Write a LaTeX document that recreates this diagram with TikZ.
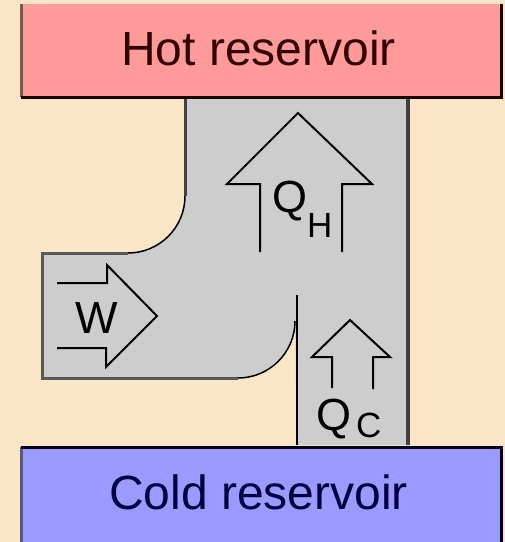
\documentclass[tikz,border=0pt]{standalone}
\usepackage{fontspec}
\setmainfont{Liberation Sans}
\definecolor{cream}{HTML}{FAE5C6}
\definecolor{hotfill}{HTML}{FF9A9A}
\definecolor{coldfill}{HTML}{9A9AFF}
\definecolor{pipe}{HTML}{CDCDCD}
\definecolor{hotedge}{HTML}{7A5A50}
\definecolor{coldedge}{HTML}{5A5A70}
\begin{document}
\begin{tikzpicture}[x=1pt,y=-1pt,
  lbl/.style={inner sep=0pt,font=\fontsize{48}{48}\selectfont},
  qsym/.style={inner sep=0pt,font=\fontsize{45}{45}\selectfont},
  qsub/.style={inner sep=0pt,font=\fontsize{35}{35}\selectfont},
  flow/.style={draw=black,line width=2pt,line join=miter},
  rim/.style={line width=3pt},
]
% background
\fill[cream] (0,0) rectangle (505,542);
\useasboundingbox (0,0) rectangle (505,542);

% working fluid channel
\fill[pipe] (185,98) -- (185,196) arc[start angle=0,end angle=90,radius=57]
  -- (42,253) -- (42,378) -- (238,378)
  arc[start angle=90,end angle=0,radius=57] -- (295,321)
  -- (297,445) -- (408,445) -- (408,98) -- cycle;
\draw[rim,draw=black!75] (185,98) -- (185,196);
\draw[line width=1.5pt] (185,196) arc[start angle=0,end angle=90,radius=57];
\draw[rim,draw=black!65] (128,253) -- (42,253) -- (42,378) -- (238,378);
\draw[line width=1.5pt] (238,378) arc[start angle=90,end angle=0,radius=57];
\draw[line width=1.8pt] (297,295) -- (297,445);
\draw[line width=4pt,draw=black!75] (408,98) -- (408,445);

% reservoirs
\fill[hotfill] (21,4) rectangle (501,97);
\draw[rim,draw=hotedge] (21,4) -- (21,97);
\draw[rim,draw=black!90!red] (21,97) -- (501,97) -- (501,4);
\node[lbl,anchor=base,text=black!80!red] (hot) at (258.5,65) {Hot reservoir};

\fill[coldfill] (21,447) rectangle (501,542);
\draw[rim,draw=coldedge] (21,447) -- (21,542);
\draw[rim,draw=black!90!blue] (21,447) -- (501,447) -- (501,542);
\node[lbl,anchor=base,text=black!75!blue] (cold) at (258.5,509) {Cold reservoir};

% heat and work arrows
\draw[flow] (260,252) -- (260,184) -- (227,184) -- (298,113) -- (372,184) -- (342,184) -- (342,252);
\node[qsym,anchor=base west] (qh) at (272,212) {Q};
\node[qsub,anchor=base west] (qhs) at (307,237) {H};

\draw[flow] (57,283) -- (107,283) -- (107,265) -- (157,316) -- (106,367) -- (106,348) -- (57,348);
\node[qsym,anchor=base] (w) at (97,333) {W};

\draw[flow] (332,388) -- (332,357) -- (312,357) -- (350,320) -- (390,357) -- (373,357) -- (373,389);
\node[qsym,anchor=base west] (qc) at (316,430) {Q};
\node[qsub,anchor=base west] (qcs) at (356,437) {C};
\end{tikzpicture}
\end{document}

• _What is expected_
Are you able to set down all the lines above exactly, without any pictures?

• _Final result_
Write a LaTeX document that recreates this diagram with TikZ.
\documentclass[tikz,border=0pt]{standalone}
\usepackage{fontspec}
\setmainfont{Liberation Sans}
\definecolor{cream}{HTML}{FAE5C6}
\definecolor{hotfill}{HTML}{FF9A9A}
\definecolor{coldfill}{HTML}{9A9AFF}
\definecolor{pipe}{HTML}{CDCDCD}
\definecolor{hotedge}{HTML}{7A5A50}
\definecolor{coldedge}{HTML}{5A5A70}
\begin{document}
\begin{tikzpicture}[x=1pt,y=-1pt,
  lbl/.style={inner sep=0pt,font=\fontsize{48}{48}\selectfont},
  qsym/.style={inner sep=0pt,font=\fontsize{45}{45}\selectfont},
  qsub/.style={inner sep=0pt,font=\fontsize{35}{35}\selectfont},
  flow/.style={draw=black,line width=2pt,line join=miter},
  rim/.style={line width=3pt},
]
% background
\fill[cream] (0,0) rectangle (505,542);
\useasboundingbox (0,0) rectangle (505,542);

% working fluid channel
\fill[pipe] (185,98) -- (185,196) arc[start angle=0,end angle=90,radius=57]
  -- (42,253) -- (42,378) -- (238,378)
  arc[start angle=90,end angle=0,radius=57] -- (295,321)
  -- (297,445) -- (408,445) -- (408,98) -- cycle;
\draw[rim,draw=black!75] (185,98) -- (185,196);
\draw[line width=1.5pt] (185,196) arc[start angle=0,end angle=90,radius=57];
\draw[rim,draw=black!65] (128,253) -- (42,253) -- (42,378) -- (238,378);
\draw[line width=1.5pt] (238,378) arc[start angle=90,end angle=0,radius=57];
\draw[line width=1.8pt] (297,295) -- (297,445);
\draw[line width=4pt,draw=black!75] (408,98) -- (408,445);

% reservoirs
\fill[hotfill] (21,4) rectangle (501,97);
\draw[rim,draw=hotedge] (21,4) -- (21,97);
\draw[rim,draw=black!90!red] (21,97) -- (501,97) -- (501,4);
\node[lbl,anchor=base,text=black!80!red] (hot) at (258.5,65) {Hot reservoir};

\fill[coldfill] (21,447) rectangle (501,542);
\draw[rim,draw=coldedge] (21,447) -- (21,542);
\draw[rim,draw=black!90!blue] (21,447) -- (501,447) -- (501,542);
\node[lbl,anchor=base,text=black!75!blue] (cold) at (258.5,509) {Cold reservoir};

% heat and work arrows
\draw[flow] (260,252) -- (260,184) -- (227,184) -- (298,113) -- (372,184) -- (342,184) -- (342,252);
\node[qsym,anchor=base west] (qh) at (272,212) {Q};
\node[qsub,anchor=base west] (qhs) at (307,237) {H};

\draw[flow] (57,283) -- (107,283) -- (107,265) -- (157,316) -- (106,367) -- (106,348) -- (57,348);
\node[qsym,anchor=base] (w) at (97,333) {W};

\draw[flow] (332,388) -- (332,357) -- (312,357) -- (350,320) -- (390,357) -- (373,357) -- (373,389);
\node[qsym,anchor=base west] (qc) at (316,430) {Q};
\node[qsub,anchor=base west] (qcs) at (356,437) {C};
\end{tikzpicture}
\end{document}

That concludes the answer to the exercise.